Writing this blog under the wire again ~ it's been such a busy and exciting month with lots of good news, some of which I just shared on my fb page, and some which I'll share soon enough. As the seasons keep rolling, I can't help but be mindful of how grateful I am to be spending my days (and sometimes my nights and weekends) doing what I love.

Writing is hard work, but it is also joy. It's the companionship of characters we come to love. It's the creation of a world that readers may want to visit ~ and for me, it's the promise of endings which offer a glimpse of kindness and hope that the non-fictional world  often lacks.

After my most recent talk, a student came up to ask some additional questions. He seemed hesitant to admit that he wrote poetry and reminded me of myself when I was in college. I'd been writing since early childhood, but for a long time was reticent to admit this. 

I repeated to the student—to the poet— what I had said in my opening comments, what I boldly repeat here because it is so, so, SO important. 
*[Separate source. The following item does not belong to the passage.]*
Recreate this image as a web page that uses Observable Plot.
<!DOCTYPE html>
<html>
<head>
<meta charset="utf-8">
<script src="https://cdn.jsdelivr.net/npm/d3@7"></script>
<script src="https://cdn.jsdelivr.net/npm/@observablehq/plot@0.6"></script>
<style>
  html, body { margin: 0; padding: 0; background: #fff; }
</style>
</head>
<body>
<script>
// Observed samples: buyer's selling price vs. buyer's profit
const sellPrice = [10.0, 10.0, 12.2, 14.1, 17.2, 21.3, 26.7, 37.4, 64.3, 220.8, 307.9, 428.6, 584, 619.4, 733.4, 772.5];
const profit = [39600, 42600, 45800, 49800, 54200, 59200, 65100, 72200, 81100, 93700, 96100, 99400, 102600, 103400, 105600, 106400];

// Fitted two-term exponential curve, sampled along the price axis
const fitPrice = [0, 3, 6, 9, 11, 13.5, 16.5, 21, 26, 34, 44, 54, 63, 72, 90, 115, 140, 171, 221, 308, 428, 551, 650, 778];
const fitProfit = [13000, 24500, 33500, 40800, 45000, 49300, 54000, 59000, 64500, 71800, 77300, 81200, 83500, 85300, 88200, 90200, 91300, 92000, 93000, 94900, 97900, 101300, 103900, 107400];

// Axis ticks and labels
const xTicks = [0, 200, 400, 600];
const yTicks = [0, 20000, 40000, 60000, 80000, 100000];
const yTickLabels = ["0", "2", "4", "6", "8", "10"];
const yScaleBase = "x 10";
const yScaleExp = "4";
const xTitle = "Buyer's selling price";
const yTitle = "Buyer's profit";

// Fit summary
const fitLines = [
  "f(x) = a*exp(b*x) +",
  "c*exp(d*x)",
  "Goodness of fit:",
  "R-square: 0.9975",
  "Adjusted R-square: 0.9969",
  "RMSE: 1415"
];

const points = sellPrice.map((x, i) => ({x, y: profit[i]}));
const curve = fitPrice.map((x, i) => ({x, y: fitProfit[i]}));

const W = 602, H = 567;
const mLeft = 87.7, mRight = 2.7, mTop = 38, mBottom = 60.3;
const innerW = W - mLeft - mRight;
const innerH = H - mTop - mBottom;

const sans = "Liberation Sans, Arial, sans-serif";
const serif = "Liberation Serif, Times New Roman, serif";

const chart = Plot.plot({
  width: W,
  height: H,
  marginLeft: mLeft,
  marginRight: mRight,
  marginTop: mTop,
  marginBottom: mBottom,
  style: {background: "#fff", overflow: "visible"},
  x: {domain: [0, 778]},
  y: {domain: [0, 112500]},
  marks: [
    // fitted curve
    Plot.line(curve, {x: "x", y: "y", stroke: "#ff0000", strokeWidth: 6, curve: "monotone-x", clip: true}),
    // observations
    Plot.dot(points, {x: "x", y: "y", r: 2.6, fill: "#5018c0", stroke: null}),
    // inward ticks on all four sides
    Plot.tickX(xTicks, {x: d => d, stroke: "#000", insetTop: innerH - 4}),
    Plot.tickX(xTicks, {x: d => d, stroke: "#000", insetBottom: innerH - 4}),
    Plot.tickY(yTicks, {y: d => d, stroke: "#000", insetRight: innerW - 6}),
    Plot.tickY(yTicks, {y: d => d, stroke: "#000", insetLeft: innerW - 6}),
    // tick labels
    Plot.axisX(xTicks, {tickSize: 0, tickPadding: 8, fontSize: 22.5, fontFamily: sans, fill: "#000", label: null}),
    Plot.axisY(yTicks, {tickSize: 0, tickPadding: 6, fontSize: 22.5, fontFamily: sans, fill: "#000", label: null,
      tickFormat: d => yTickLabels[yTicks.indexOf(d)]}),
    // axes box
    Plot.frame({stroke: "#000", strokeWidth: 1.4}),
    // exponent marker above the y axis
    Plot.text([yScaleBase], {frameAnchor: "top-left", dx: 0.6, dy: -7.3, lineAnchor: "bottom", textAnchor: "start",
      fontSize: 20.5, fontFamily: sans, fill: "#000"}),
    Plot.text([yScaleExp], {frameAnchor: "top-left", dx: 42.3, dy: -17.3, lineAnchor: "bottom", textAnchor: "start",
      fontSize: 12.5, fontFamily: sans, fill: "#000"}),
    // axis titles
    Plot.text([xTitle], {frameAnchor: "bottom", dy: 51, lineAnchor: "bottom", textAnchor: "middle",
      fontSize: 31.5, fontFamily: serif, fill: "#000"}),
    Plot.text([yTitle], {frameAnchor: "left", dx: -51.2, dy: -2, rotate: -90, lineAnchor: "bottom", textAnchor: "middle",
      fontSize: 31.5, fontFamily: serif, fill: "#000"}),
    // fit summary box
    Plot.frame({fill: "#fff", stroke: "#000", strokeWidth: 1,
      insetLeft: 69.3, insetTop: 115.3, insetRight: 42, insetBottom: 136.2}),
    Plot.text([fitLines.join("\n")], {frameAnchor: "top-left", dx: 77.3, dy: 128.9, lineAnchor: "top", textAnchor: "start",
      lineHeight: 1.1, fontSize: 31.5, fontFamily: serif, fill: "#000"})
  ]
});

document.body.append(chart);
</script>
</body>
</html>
Being published does not make you a writer.  I confess that  walking into a bookstore or library and seeing the words I've written in solitude proudly bound and sitting on a shelf is wonderful in the truest, most expansive sense of the word.  I am thrilled to hear that students are reading and discussing those words and that some words have even received shiny notice. But I also know that I was a writer when most of my words remained banded together and stuffed in a drawer. Truth be told, many of my words still get stuffed in that bulging drawer. 

Being a writer, as I told the students who came to hear me speak, as I repeated to the poet who stopped by afterwards, is a way of seeing and experiencing the world and wanting to capture what you see and experience through words and images. 

So many unpublished poets and writers weave their gossamer strands of truth in quiet, unheralded solitude. A week of happy notice is thrilling, but what makes me a writer is here and now, sitting at my table, chasing words that might somehow capture my gratitude and joy.